6. Rebuilding Trust, Restoring Hope
It’s no secret that the Church has lost much of its moral authority, and often for good reason. The abuse scandals and cover-ups wounded countless lives and left deep scars on public trust. The only honest response is repentance, not defensiveness.
But the failure of human institutions doesn’t erase the truth of God’s love. If anything, it shows how much we need redemption.
The good news of Jesus is not that religious people are better, but that broken people can be forgiven and made new. The Church, at its best, is a community of such people — not perfect, but being healed by grace.
7. Faith Worth Believing
If you’ve drifted from faith, or never believed at all, maybe it’s time to take another look. Not at the scandals or stereotypes, but at Jesus Himself.
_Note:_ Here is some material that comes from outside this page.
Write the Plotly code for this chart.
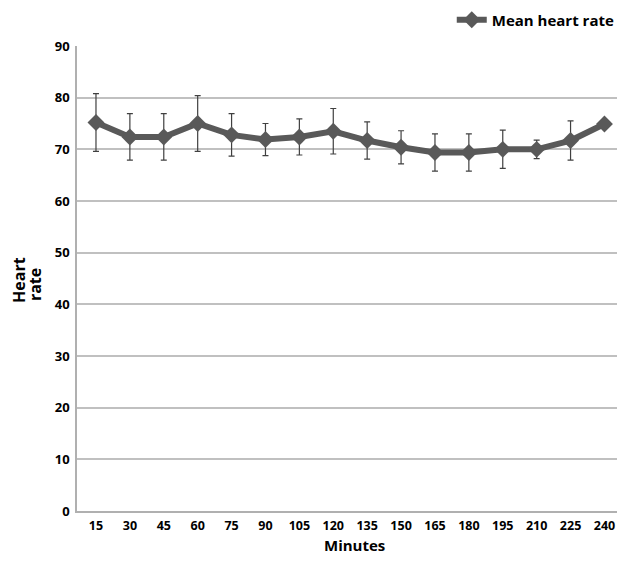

He doesn’t promise a life without struggle. But He does offer meaning, forgiveness, and hope that no ideology or achievement can match. He calls you to a life that is both deeply moral and deeply joyful, where respect for life, moral accountability, and purity are not burdens, but the natural fruit of love for the Life-Giver.
The choice isn’t between faith and freedom. It’s between empty autonomy and true belonging.
God is not asking for blind submission. He’s inviting you into a story that is bigger, truer, and more beautiful than any we can write on our own.
Eye-Witness Reports
Why not get your hands on eye-witness reports about Jesus’ life and teachings? Mathew and John were among the twelve disciples of Jesus. Luke and Mark had access to the earliest disciples. Their records are reliable. Had they not been truthful reports, Jesus’ critics and enemies would have exposed these stories even in the first-century AD.
“You will seek Me and find Me when you seek Me with all your heart.”